The answers in this[1] SO question explain these concepts better than I could.

[1] https://stackoverflow.com/questions/27414991/contravariance-...

1 comments

Why was the `dogs` array initialized as an `Animal[]` type instead of `Dog[]` type which would forbid the addition of a `Cat` type?

Why would you be able to map a call to `woof` over an `Animal[]` when `Animal` doesn't implement `woof`? I don't understand how the SO link answers these questions.

> Why was the `dogs` array initialized as an `Animal[]` type instead of `Dog[]`

That might be your confusion: it wasn't. Its type is `Dog[]`.

> which would forbid the addition of a `Cat` type?

Why would that be forbidden? The problematic method is `append_animals`, which only cares that both arguments satisfy `Animal`, which both `Dog` and `Cat` do.

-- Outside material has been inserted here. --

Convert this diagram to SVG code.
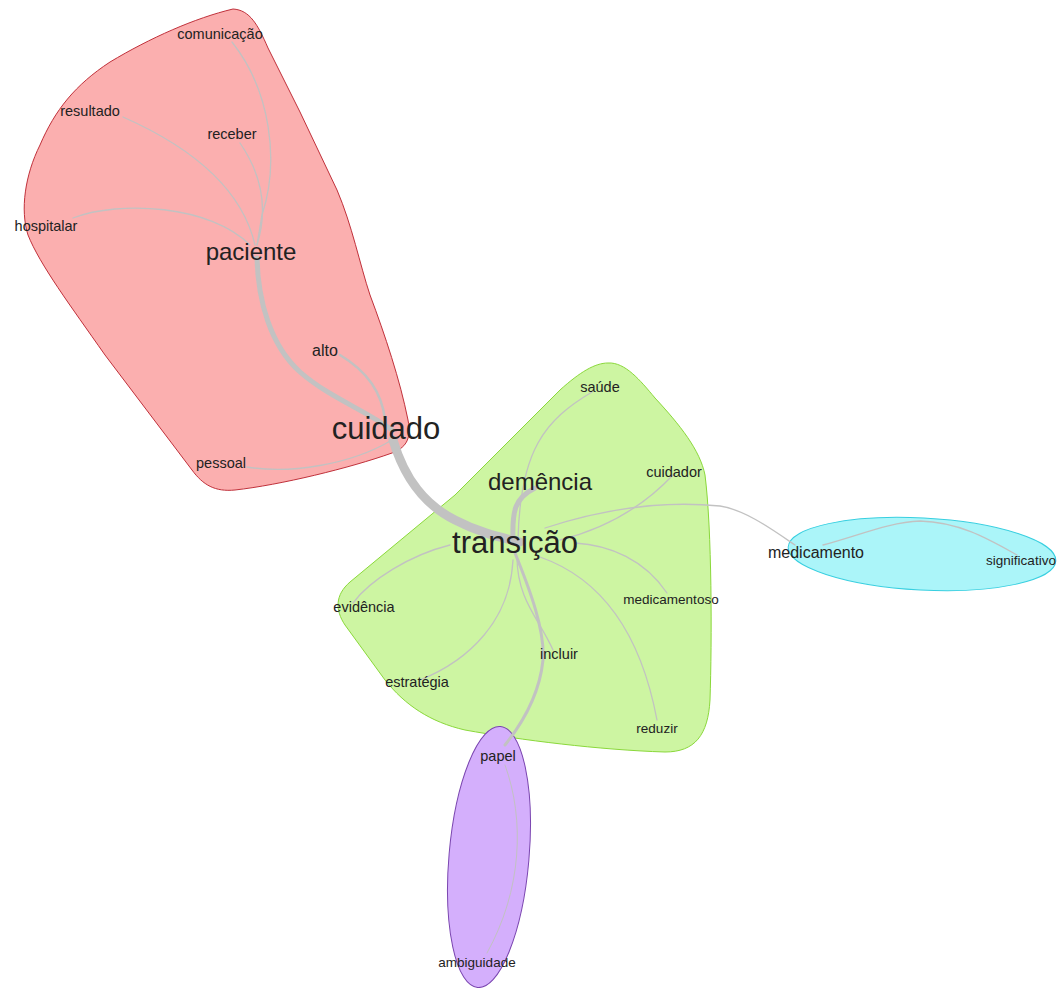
<svg xmlns="http://www.w3.org/2000/svg" width="1060" height="988" viewBox="0 0 1060 988">
<style>
.lbl{font-family:"Liberation Sans",Arial,sans-serif;fill:#222;text-anchor:middle}
.s{font-size:14.5px}
.xs{font-size:13.5px}
.m{font-size:16px}
.l{font-size:24px}
.xl{font-size:31px}
.e{fill:none;stroke:#c2c2c2;stroke-width:1.3;stroke-linecap:round}
</style>
<rect width="1060" height="988" fill="#ffffff"/>
<g id="regions">
<path id="region-red" d="M 233 9 C 250 10, 258 25, 268 48 L 300 112 L 337 190 C 352 225, 360 265, 370 295 C 385 335, 400 380, 408 420 C 412 440, 405 448, 392 453 C 350 468, 280 485, 235 490 C 215 492, 203 485, 192 470 L 105 355 C 70 305, 40 265, 28 235 C 20 210, 25 175, 40 145 C 55 110, 75 85, 110 62 C 150 38, 195 18, 233 9 Z" fill="#fbafaf" stroke="#c0303a" stroke-width="1"/>
<path id="region-green" d="M 608 363 C 625 362, 640 380, 655 398 C 680 425, 700 450, 705 475 C 712 530, 712 640, 710 700 C 708 735, 695 752, 665 752 C 600 750, 520 740, 465 730 C 430 722, 405 705, 385 680 L 345 625 C 335 610, 335 595, 350 582 L 455 495 L 560 390 C 580 372, 595 363, 608 363 Z" fill="#cdf5a2" stroke="#8ad83a" stroke-width="1"/>
<ellipse id="region-cyan" cx="922" cy="554" rx="134" ry="36" transform="rotate(3 922 554)" fill="#abf5f9" stroke="#38cfe0" stroke-width="1"/>
<ellipse id="region-purple" cx="489" cy="857" rx="40" ry="131" transform="rotate(5 489 857)" fill="#d4affc" stroke="#7a45b0" stroke-width="1"/>
</g>
<g id="connectors">
<path class="e" d="M 232 42 C 270 90, 280 160, 262 215 L 257 245"/>
<path class="e" d="M 240 143 C 262 175, 268 210, 257 245"/>
<path class="e" d="M 123 117 C 175 140, 240 180, 255 245"/>
<path class="e" d="M 73 218 C 120 200, 210 205, 250 245"/>
<path class="e" style="stroke-width:5" d="M 257 258 C 258 300, 270 345, 300 372 C 330 398, 365 410, 392 430"/>
<path class="e" style="stroke-width:2.5" d="M 340 355 C 365 370, 382 390, 385 420"/>
<path class="e" d="M 247 467 C 290 474, 350 465, 392 440"/>
<path class="e" style="stroke-width:9" d="M 393 440 C 405 480, 425 505, 455 520 C 480 533, 500 537, 520 542"/>
<path class="e" style="stroke-width:5" d="M 535 488 C 515 498, 512 510, 513 540"/>
<path class="e" d="M 592 392 C 545 420, 520 450, 518 540"/>
<path class="e" d="M 673 475 C 640 510, 600 530, 560 540"/>
<path class="e" d="M 545 528 C 600 510, 660 500, 720 506 C 745 510, 770 528, 795 545"/>
<path class="e" d="M 823 545 C 860 535, 890 522, 920 521 C 960 522, 990 540, 1017 555"/>
<path class="e" d="M 575 543 C 610 545, 645 560, 667 593"/>
<path class="e" d="M 540 557 C 600 578, 640 630, 657 720"/>
<path class="e" d="M 517 557 C 517 600, 540 620, 553 650"/>
<path class="e" style="stroke-width:3" d="M 515 553 C 530 590, 545 630, 543 660 C 540 690, 525 720, 505 745"/>
<path class="e" d="M 513 560 C 510 620, 470 660, 420 680"/>
<path class="e" d="M 450 545 C 410 555, 370 580, 353 603"/>
<path class="e" style="stroke-width:1" d="M 505 765 C 525 820, 522 890, 487 953"/>
</g>
<g id="n-comunicacao"><text class="lbl s" x="220" y="39">comunicação</text></g>
<g id="n-resultado"><text class="lbl s" x="90" y="116">resultado</text></g>
<g id="n-receber"><text class="lbl s" x="232" y="139">receber</text></g>
<g id="n-hospitalar"><text class="lbl s" x="46" y="231">hospitalar</text></g>
<g id="n-paciente"><text class="lbl l" x="251" y="260">paciente</text></g>
<g id="n-alto"><text class="lbl m" x="325" y="356">alto</text></g>
<g id="n-cuidado"><text class="lbl xl" x="386" y="439">cuidado</text></g>
<g id="n-pessoal"><text class="lbl s" x="221" y="468">pessoal</text></g>
<g id="n-saude"><text class="lbl s" x="600" y="392">saúde</text></g>
<g id="n-demencia"><text class="lbl l" x="540" y="490">demência</text></g>
<g id="n-cuidador"><text class="lbl s" x="674" y="477">cuidador</text></g>
<g id="n-transicao"><text class="lbl xl" x="515" y="553">transição</text></g>
<g id="n-evidencia"><text class="lbl s" x="364" y="612">evidência</text></g>
<g id="n-medicamentoso"><text class="lbl xs" x="671" y="604">medicamentoso</text></g>
<g id="n-incluir"><text class="lbl s" x="559" y="659">incluir</text></g>
<g id="n-estrategia"><text class="lbl s" x="417" y="687">estratégia</text></g>
<g id="n-reduzir"><text class="lbl xs" x="657" y="733">reduzir</text></g>
<g id="n-medicamento"><text class="lbl m" x="816" y="558">medicamento</text></g>
<g id="n-significativo"><text class="lbl xs" x="1021" y="565">significativo</text></g>
<g id="n-papel"><text class="lbl s" x="498" y="761">papel</text></g>
<g id="n-ambiguidade"><text class="lbl xs" x="477" y="967">ambiguidade</text></g>
</svg>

> Why would you be able to map a call to `woof` over an `Animal[]` when `Animal` doesn't implement `woof`

Back to your root confusion, since for all intents and purposes, `dogs.map` thinks it's an array of dogs, it doesn't complain.

If `append_animals` was written like this, things would be fine:

    let append_animals = <T extends Animal>(animals: T[], animal: T) => animals.push(animal)
I see what you're saying. Thanks for taking the time to explain.